Tafakkur
ta-FAK-kur
The deliberate use of reason to see signs — thinking as an act of worship.
Tafakkur is the Quranic practice of deliberate, purposeful contemplation — using the mind not to accumulate information but to see through things to their source. The Quran commands it explicitly and repeatedly: "Do they not reflect?" "Do they not think?" "In that are signs for people who reflect." The word shares a root with fikr (thought), but tafakkur is more: it is the prolonged turning over of a thing in the mind until it yields its meaning.
The scholars described tafakkur as the key that unlocks the heart. Al-Ghazali wrote that one hour of tafakkur is worth a year of supererogatory worship, because the act of profound reflection produces change — in understanding, in feeling, in orientation toward Allah — that ritual repetition alone cannot. The mind that truly contemplates the creation cannot remain indifferent to the Creator.

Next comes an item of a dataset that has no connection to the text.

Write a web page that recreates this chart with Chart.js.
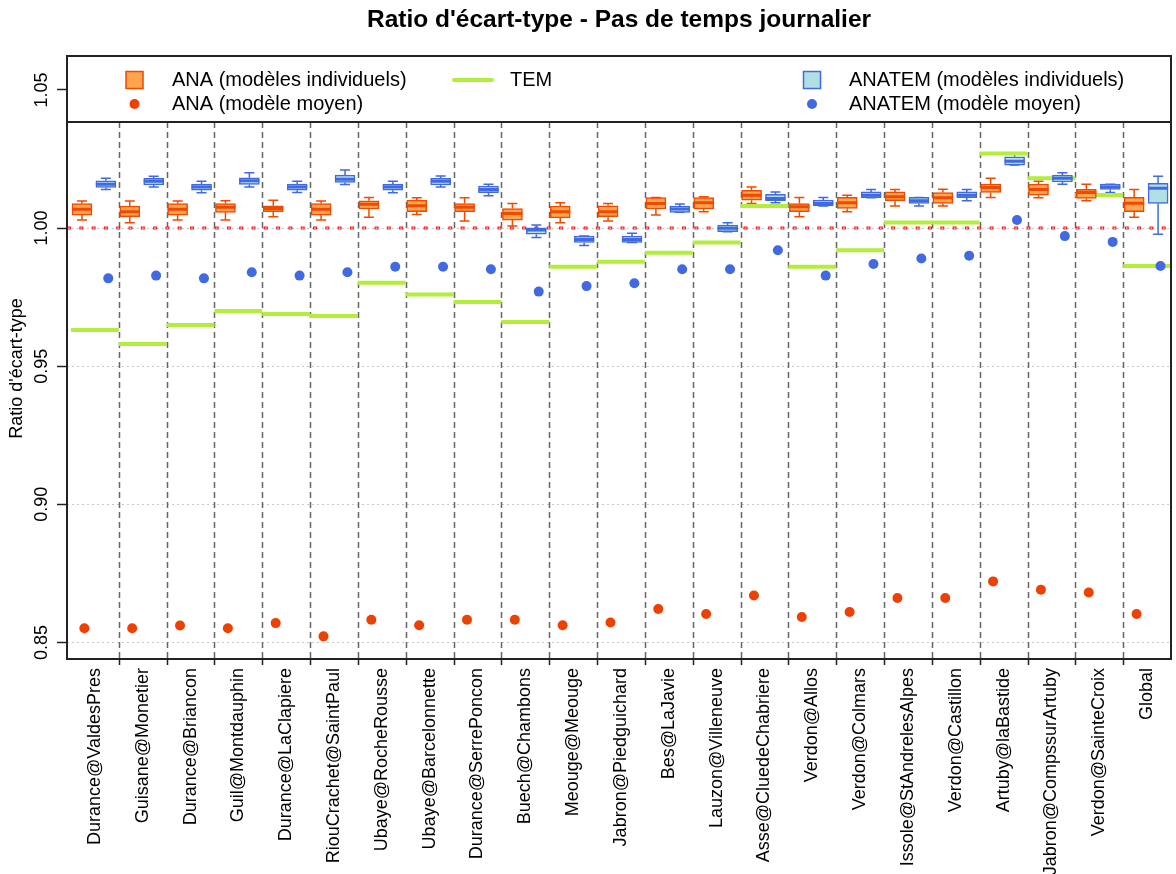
<!DOCTYPE html>
<html><head><meta charset="utf-8">
<script src="https://cdn.jsdelivr.net/npm/chart.js@4.4.1/dist/chart.umd.min.js"></script>
<style>html,body{margin:0;padding:0;background:#fff}canvas{display:block}</style>
</head><body>
<canvas id="c" width="1176" height="874"></canvas>
<script>
// ---------- DATA ----------
const categories = ["Durance@ValdesPres","Guisane@Monetier","Durance@Briancon","Guil@Montdauphin","Durance@LaClapiere","RiouCrachet@SaintPaul","Ubaye@RocheRousse","Ubaye@Barcelonnette","Durance@SerrePoncon","Buech@Chambons","Meouge@Meouge","Jabron@Piedguichard","Bes@LaJavie","Lauzon@Villeneuve","Asse@CluedeChabriere","Verdon@Allos","Verdon@Colmars","Issole@StAndrelesAlpes","Verdon@Castillon","Artuby@laBastide","Jabron@CompssurArtuby","Verdon@SainteCroix","Global"];

const anaMin = [1.0029,1.0019,1.0029,1.0029,1.0041,1.0029,1.0039,1.0049,1.0026,1.0008,1.0019,1.0026,1.0047,1.0059,1.0089,1.0041,1.0059,1.0080,1.0080,1.0111,1.0110,1.0099,1.0039];
const anaQ1  = [1.0047,1.0041,1.0047,1.0057,1.0059,1.0047,1.0069,1.0059,1.0059,1.0029,1.0037,1.0041,1.0069,1.0069,1.0101,1.0059,1.0071,1.0099,1.0089,1.0129,1.0119,1.0107,1.0059];
const anaMed = [1.0068,1.0059,1.0068,1.0075,1.0071,1.0068,1.0086,1.0081,1.0075,1.0053,1.0059,1.0059,1.0089,1.0092,1.0119,1.0077,1.0092,1.0113,1.0110,1.0147,1.0140,1.0129,1.0090];
const anaQ3  = [1.0089,1.0080,1.0089,1.0089,1.0081,1.0089,1.0099,1.0101,1.0089,1.0071,1.0080,1.0081,1.0110,1.0110,1.0137,1.0089,1.0111,1.0131,1.0129,1.0159,1.0159,1.0140,1.0111];
const anaMax = [1.0098,1.0098,1.0098,1.0099,1.0101,1.0098,1.0111,1.0110,1.0110,1.0089,1.0092,1.0089,1.0111,1.0113,1.0149,1.0111,1.0119,1.0140,1.0141,1.0180,1.0170,1.0159,1.0140];

const anatemMin = [1.0140,1.0149,1.0128,1.0149,1.0129,1.0158,1.0128,1.0149,1.0117,0.9966,0.9937,0.9948,1.0057,0.9987,1.0092,1.0080,1.0110,1.0080,1.0099,1.0228,1.0159,1.0129,0.9978];
const anatemQ1  = [1.0147,1.0156,1.0137,1.0158,1.0137,1.0165,1.0137,1.0156,1.0128,0.9978,0.9948,0.9948,1.0057,0.9987,1.0099,1.0080,1.0110,1.0089,1.0110,1.0228,1.0167,1.0140,1.0089];
const anatemMed = [1.0159,1.0170,1.0149,1.0171,1.0149,1.0177,1.0149,1.0170,1.0140,0.9993,0.9959,0.9959,1.0069,0.9999,1.0107,1.0089,1.0119,1.0099,1.0119,1.0242,1.0180,1.0149,1.0144];
const anatemQ3  = [1.0171,1.0180,1.0159,1.0182,1.0159,1.0192,1.0159,1.0180,1.0152,1.0001,0.9971,0.9971,1.0080,1.0011,1.0122,1.0101,1.0131,1.0111,1.0131,1.0258,1.0192,1.0159,1.0162];
const anatemMax = [1.0180,1.0188,1.0170,1.0200,1.0170,1.0210,1.0170,1.0189,1.0159,1.0011,0.9971,0.9981,1.0087,1.0019,1.0131,1.0111,1.0140,1.0111,1.0140,1.0268,1.0200,1.0159,1.0188];

const anaMean    = [0.8551,0.8551,0.8561,0.8551,0.8570,0.8522,0.8582,0.8562,0.8582,0.8582,0.8562,0.8572,0.8621,0.8603,0.8670,0.8592,0.8610,0.8661,0.8661,0.8721,0.8691,0.8681,0.8603];
const anatemMean = [0.9818,0.9828,0.9818,0.9840,0.9828,0.9840,0.9860,0.9860,0.9851,0.9770,0.9790,0.9800,0.9851,0.9851,0.9920,0.9828,0.9870,0.9890,0.9900,1.0029,0.9971,0.9950,0.9863];
const tem        = [0.9631,0.9580,0.9649,0.9700,0.9689,0.9682,0.9802,0.9760,0.9732,0.9660,0.9860,0.9878,0.9911,0.9948,1.0080,0.9860,0.9920,1.0020,1.0020,1.0270,1.0180,1.0120,0.9863];

const yTicks = [0.85, 0.90, 0.95, 1.00, 1.05];
const refValue = 1.00;

const titleText = "Ratio d'écart-type - Pas de temps journalier";
const yTitle = "Ratio d'écart-type";
const legendLabels = ["ANA (modèles individuels)", "ANA (modèle moyen)", "TEM", "ANATEM (modèles individuels)", "ANATEM (modèle moyen)"];

// ---------- STYLE ----------
const FONT = '"Liberation Sans", Arial, sans-serif';
const C_ANA = '#F04A00', C_ANA_FILL = '#FFA54F', C_ANA_PT = '#EE4000';
const C_TEM_B = '#4169E1', C_TEM_FILL = '#B0E0E6';
const C_GREEN = '#B3EE3A';
const ANA_OFF = -0.27, ANATEM_OFF = 0.23, DOT_SHIFT = 0.05;
const BOX_W = 20, CAP_HW = 5, LEGEND_H = 66;

const temData = [];
tem.forEach((v, i) => { temData.push({x: i - 0.5, y: v}, {x: i + 0.5, y: v}, {x: i + 0.5, y: null}); });

function drawWhiskers(ctx, xs, ys, off, lo, q1, q3, hi, color) {
  ctx.save();
  ctx.strokeStyle = color; ctx.lineWidth = 1.5;
  ctx.beginPath();
  categories.forEach((_, i) => {
    const cx = xs.getPixelForValue(i + off);
    ctx.moveTo(cx, ys.getPixelForValue(q3[i])); ctx.lineTo(cx, ys.getPixelForValue(hi[i]));
    ctx.moveTo(cx, ys.getPixelForValue(q1[i])); ctx.lineTo(cx, ys.getPixelForValue(lo[i]));
    ctx.moveTo(cx - CAP_HW, ys.getPixelForValue(hi[i])); ctx.lineTo(cx + CAP_HW, ys.getPixelForValue(hi[i]));
    ctx.moveTo(cx - CAP_HW, ys.getPixelForValue(lo[i])); ctx.lineTo(cx + CAP_HW, ys.getPixelForValue(lo[i]));
  });
  ctx.stroke();
  ctx.restore();
}
function drawMedians(ctx, xs, ys, off, med, color) {
  ctx.save();
  ctx.strokeStyle = color; ctx.lineWidth = 3;
  ctx.beginPath();
  categories.forEach((_, i) => {
    const cx = xs.getPixelForValue(i + off), py = ys.getPixelForValue(med[i]);
    ctx.moveTo(cx - BOX_W / 2, py); ctx.lineTo(cx + BOX_W / 2, py);
  });
  ctx.stroke();
  ctx.restore();
}

const decor = {
  id: 'decor',
  beforeDatasetsDraw(chart) {
    const {ctx, chartArea: a, scales: {x, y}} = chart;
    ctx.save();
    ctx.strokeStyle = '#666666'; ctx.lineWidth = 1.5; ctx.setLineDash([6, 4]);
    ctx.beginPath();
    for (let i = 0; i < categories.length - 1; i++) {
      const px = Math.round(x.getPixelForValue(i + 0.5)) + 0.5;
      ctx.moveTo(px, a.top + LEGEND_H); ctx.lineTo(px, a.bottom);
    }
    ctx.stroke();
    const ry = y.getPixelForValue(refValue);
    ctx.setLineDash([4, 8.3]);
    ctx.strokeStyle = '#FF1a1a'; ctx.lineWidth = 3;
    ctx.beginPath(); ctx.moveTo(a.left, ry); ctx.lineTo(a.right, ry); ctx.stroke();
    ctx.setLineDash([1.6, 10.7]); ctx.lineDashOffset = -1.2;
    ctx.strokeStyle = '#ffffff'; ctx.lineWidth = 1;
    ctx.beginPath(); ctx.moveTo(a.left, ry); ctx.lineTo(a.right, ry); ctx.stroke();
    ctx.restore();
    drawWhiskers(ctx, x, y, ANA_OFF, anaMin, anaQ1, anaQ3, anaMax, C_ANA);
    drawWhiskers(ctx, x, y, ANATEM_OFF, anatemMin, anatemQ1, anatemQ3, anatemMax, C_TEM_B);
  },
  afterDatasetsDraw(chart) {
    const {ctx, chartArea: a, scales: {x, y}} = chart;
    drawMedians(ctx, x, y, ANA_OFF, anaMed, C_ANA);
    drawMedians(ctx, x, y, ANATEM_OFF, anatemMed, C_TEM_B);
    ctx.save();
    ctx.fillStyle = '#fff';
    ctx.fillRect(a.left, a.top, a.right - a.left, LEGEND_H);
    ctx.strokeStyle = '#222'; ctx.lineWidth = 2;
    ctx.beginPath(); ctx.moveTo(a.left, a.top + LEGEND_H); ctx.lineTo(a.right, a.top + LEGEND_H); ctx.stroke();
    const r1 = a.top + 24, r2 = a.top + 48;
    ctx.font = '20px ' + FONT; ctx.textBaseline = 'middle'; ctx.textAlign = 'left';
    ctx.fillStyle = C_ANA_FILL; ctx.strokeStyle = C_ANA; ctx.lineWidth = 1.5;
    ctx.fillRect(126, r1 - 8.5, 17, 17); ctx.strokeRect(126, r1 - 8.5, 17, 17);
    ctx.fillStyle = C_ANA_PT; ctx.beginPath(); ctx.arc(134.5, r2, 5, 0, Math.PI * 2); ctx.fill();
    ctx.fillStyle = '#000';
    ctx.fillText(legendLabels[0], 172, r1); ctx.fillText(legendLabels[1], 172, r2);
    ctx.strokeStyle = C_GREEN; ctx.lineWidth = 4; ctx.lineCap = 'round';
    ctx.beginPath(); ctx.moveTo(454, r1); ctx.lineTo(492, r1); ctx.stroke();
    ctx.lineCap = 'butt';
    ctx.fillText(legendLabels[2], 510, r1);
    ctx.fillStyle = C_TEM_FILL; ctx.strokeStyle = C_TEM_B; ctx.lineWidth = 1.5;
    ctx.fillRect(803.5, r1 - 8.5, 17, 17); ctx.strokeRect(803.5, r1 - 8.5, 17, 17);
    ctx.fillStyle = C_TEM_B; ctx.beginPath(); ctx.arc(812, r2, 5, 0, Math.PI * 2); ctx.fill();
    ctx.fillStyle = '#000';
    ctx.fillText(legendLabels[3], 849, r1); ctx.fillText(legendLabels[4], 849, r2);
    ctx.restore();
  },
  afterDraw(chart) {
    const {ctx, chartArea: a, scales: {x, y}} = chart;
    ctx.save();
    ctx.strokeStyle = '#222'; ctx.lineWidth = 1.5;
    ctx.beginPath();
    for (let i = 0; i < categories.length - 1; i++) {
      const px = Math.round(x.getPixelForValue(i + 0.5)) + 0.5;
      ctx.moveTo(px, a.bottom); ctx.lineTo(px, a.bottom + 6);
    }
    ctx.stroke();
    ctx.strokeStyle = '#222'; ctx.lineWidth = 2;
    ctx.strokeRect(a.left, a.top, a.right - a.left, a.bottom - a.top);
    ctx.fillStyle = '#000'; ctx.font = '18px ' + FONT;
    ctx.textAlign = 'center'; ctx.textBaseline = 'middle';
    yTicks.forEach(v => {
      const py = y.getPixelForValue(v);
      ctx.save(); ctx.translate(42, py); ctx.rotate(-Math.PI / 2);
      ctx.fillText(v.toFixed(2), 0, 0); ctx.restore();
    });
    ctx.save(); ctx.translate(17, (a.top + a.bottom) / 2 + 11); ctx.rotate(-Math.PI / 2);
    ctx.fillText(yTitle, 0, 0); ctx.restore();
    ctx.font = 'bold 24.5px ' + FONT;
    ctx.fillText(titleText, (a.left + a.right) / 2, 20);
    ctx.restore();
  }
};

new Chart(document.getElementById('c'), {
  type: 'scatter',
  data: {
    datasets: [
      { type: 'scatter', label: legendLabels[1], order: 0,
        data: anaMean.map((v, i) => ({x: i + ANA_OFF + DOT_SHIFT, y: v})),
        pointRadius: 5, pointBackgroundColor: C_ANA_PT, pointBorderWidth: 0, showLine: false },
      { type: 'scatter', label: legendLabels[4], order: 0,
        data: anatemMean.map((v, i) => ({x: i + ANATEM_OFF + DOT_SHIFT, y: v})),
        pointRadius: 5, pointBackgroundColor: C_TEM_B, pointBorderWidth: 0, showLine: false },
      { type: 'bar', label: legendLabels[0], order: 1, grouped: false,
        data: categories.map((_, i) => ({x: i + ANA_OFF, y: [anaQ1[i], anaQ3[i]]})),
        backgroundColor: C_ANA_FILL, borderColor: C_ANA, borderWidth: 1.5, borderSkipped: false,
        barThickness: BOX_W, maxBarThickness: BOX_W },
      { type: 'bar', label: legendLabels[3], order: 1, grouped: false,
        data: categories.map((_, i) => ({x: i + ANATEM_OFF, y: [anatemQ1[i], anatemQ3[i]]})),
        backgroundColor: C_TEM_FILL, borderColor: C_TEM_B, borderWidth: 1.5, borderSkipped: false,
        barThickness: BOX_W, maxBarThickness: BOX_W },
      { type: 'line', label: legendLabels[2], order: 2, data: temData,
        borderColor: C_GREEN, borderWidth: 4, pointRadius: 0, spanGaps: false, fill: false, tension: 0 }
    ]
  },
  options: {
    responsive: false, animation: false, events: [],
    layout: { padding: { top: 56, right: 1, left: 0, bottom: 0 } },
    plugins: { legend: { display: false }, tooltip: { enabled: false }, title: { display: false } },
    scales: {
      x: {
        type: 'linear', min: -0.583, max: 22.5, offset: false,
        afterBuildTicks: s => { s.ticks = categories.map((_, i) => ({value: i})); },
        afterFit: s => { s.height = 215; s.paddingLeft = 0; s.paddingRight = 0; },
        grid: { display: false }, border: { display: false },
        ticks: { autoSkip: false, minRotation: 90, maxRotation: 90, padding: 1, color: '#000',
          font: { family: FONT, size: 18 }, callback: v => categories[Math.round(v)] ?? '' }
      },
      y: {
        type: 'linear', min: 0.844, max: 1.0623, beginAtZero: false,
        afterBuildTicks: s => { s.ticks = yTicks.map(v => ({value: v})); },
        afterFit: s => { s.width = 67; s.paddingTop = 0; s.paddingBottom = 0; },
        grid: { color: '#c8c8c8', lineWidth: 1, drawTicks: true, tickLength: 10, tickColor: '#222', tickWidth: 1.5 },
        border: { display: false, dash: [2, 3] },
        ticks: { display: false }
      }
    }
  },
  plugins: [decor]
});
</script>
</body></html>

The Quran's constant invitation to look, observe, travel, and reflect reveals that Islam does not separate thinking from worship. The rational faculty is not merely an instrument for jurisprudence; it is a spiritual organ for encountering Allah through His signs. Every created thing is an ayah (sign) waiting to be read — tafakkur is the practice of learning to read.
Root occurrence breakdown
The root f-k-r and its related forms (yatafakkarun, tatafakkarun, etc.) appear approximately 18 times in the Quran, almost always as an invitation — 'for people who reflect.' The frequency signals that tafakkur is not optional contemplation for the philosophically inclined, but a core practice for every believer.
Key ayahs
الَّذِينَ يَذْكُرُونَ اللَّهَ قِيَامًا وَقُعُودًا وَعَلَىٰ جُنُوبِهِمْ وَيَتَفَكَّرُونَ فِي خَلْقِ السَّمَاوَاتِ وَالْأَرْضِ
“Those who remember Allah while standing, sitting, and lying on their sides, and who reflect on the creation of the heavens and earth.”
This is the Quran's portrait of the ulu al-albab (people of deep understanding, 3:190). Their tafakkur is joined to dhikr — they remember and reflect simultaneously. This is not academic philosophy but a spiritual practice embedded in daily life.
وَأَنزَلْنَا إِلَيْكَ الذِّكْرَ لِتُبَيِّنَ لِلنَّاسِ مَا نُزِّلَ إِلَيْهِمْ وَلَعَلَّهُمْ يَتَفَكَّرُونَ
“And We revealed to you the message that you may make clear to the people what was sent down to them and that they might reflect.”
The Quran was revealed so that people would reflect. Tafakkur is thus the very purpose of revelation — not mere obedience but genuine understanding. The law is given so the mind can engage with it, not circumvent thinking.
أَوَلَمْ يَتَفَكَّرُوا ۗ مَا بِصَاحِبِهِم مِّن جِنَّةٍ
“Have they not reflected? There is no madness in their companion.”
Here tafakkur is posed as the solution to confusion and denial. Reflection is the cure for the closed mind — the person who genuinely thinks about the Prophet ﷺ's character and message cannot accuse him of madness.